When I dance, or climb, or push road cases, I can feel every muscle in my body. I feel them stretch and flex. I'm aware of my limbs all the way down to the tips. I'm aware of each muscle group and how they interact with each other. I'm aware of my skeletal system and my circulatory system working in tandem. Some days I really love my body.

But most of the time, I don't anything my body unless it's actively telling me something. It's a tool to help me interact with the world. It does some things well and some things not so well. It just is. This is why I have such a problem with our whole cultural focus on gender - I don't really think about my gender at all except when it's brought to my attention (and that happens far more often than is relevant, as evidenced by my rants about it). I don't see myself as having a gender at all, except in certain contexts, which is why I have such trouble picking one. Even genderfluid and other ambivalent terms don't feel right to me because it still requires me to *be* something, when, in my head, it's nothing until it's relevant. And then, when it's relevant, I have a gender, but not any other time.
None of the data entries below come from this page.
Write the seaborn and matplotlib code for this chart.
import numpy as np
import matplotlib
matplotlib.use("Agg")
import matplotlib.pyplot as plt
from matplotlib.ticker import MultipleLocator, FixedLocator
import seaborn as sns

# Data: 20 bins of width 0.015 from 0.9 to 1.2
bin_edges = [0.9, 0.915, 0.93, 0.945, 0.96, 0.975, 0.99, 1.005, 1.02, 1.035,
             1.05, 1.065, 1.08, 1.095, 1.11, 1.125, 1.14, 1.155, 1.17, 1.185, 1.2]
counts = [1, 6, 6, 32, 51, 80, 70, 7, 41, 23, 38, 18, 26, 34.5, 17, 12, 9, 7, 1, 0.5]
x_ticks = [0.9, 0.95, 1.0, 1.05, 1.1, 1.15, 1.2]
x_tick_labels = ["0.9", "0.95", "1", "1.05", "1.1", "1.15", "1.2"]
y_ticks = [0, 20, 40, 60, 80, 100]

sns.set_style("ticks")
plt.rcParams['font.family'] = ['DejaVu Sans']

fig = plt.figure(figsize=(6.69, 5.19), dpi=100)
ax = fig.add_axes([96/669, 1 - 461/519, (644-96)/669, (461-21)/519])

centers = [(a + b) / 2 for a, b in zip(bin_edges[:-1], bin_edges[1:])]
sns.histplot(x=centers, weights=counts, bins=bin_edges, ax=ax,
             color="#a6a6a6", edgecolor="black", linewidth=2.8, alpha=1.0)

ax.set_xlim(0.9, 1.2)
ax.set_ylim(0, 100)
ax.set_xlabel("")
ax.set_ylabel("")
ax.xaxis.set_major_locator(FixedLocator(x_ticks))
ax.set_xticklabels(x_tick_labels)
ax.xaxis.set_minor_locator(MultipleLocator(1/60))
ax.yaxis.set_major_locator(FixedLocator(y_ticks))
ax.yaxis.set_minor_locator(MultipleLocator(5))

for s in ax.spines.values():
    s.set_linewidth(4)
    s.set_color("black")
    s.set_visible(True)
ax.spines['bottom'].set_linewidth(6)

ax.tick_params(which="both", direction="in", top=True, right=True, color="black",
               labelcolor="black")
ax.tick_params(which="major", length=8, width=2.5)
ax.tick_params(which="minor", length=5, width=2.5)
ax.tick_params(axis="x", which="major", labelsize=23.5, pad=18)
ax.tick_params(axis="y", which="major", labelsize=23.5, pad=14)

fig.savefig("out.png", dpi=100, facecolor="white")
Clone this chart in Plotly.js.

"Nobody tells you that your only options for car ownership are to drive around ashamed that your car isn’t pretty enough, or spending all day talking about how great your car is because fuck the haters. And just like your car, you do own your body."

My body just is. It has good points and bad points, and I'm allowed to decide what those good points and bad points are because it's my body and only my opinion of it matters. I'm pleased that my lovers are pleased with my body, but ultimately it's my opinion that matters because it's my body, not theirs. I'm not fishing for compliments when I either complain about my body or show it off. I'm just experiencing it.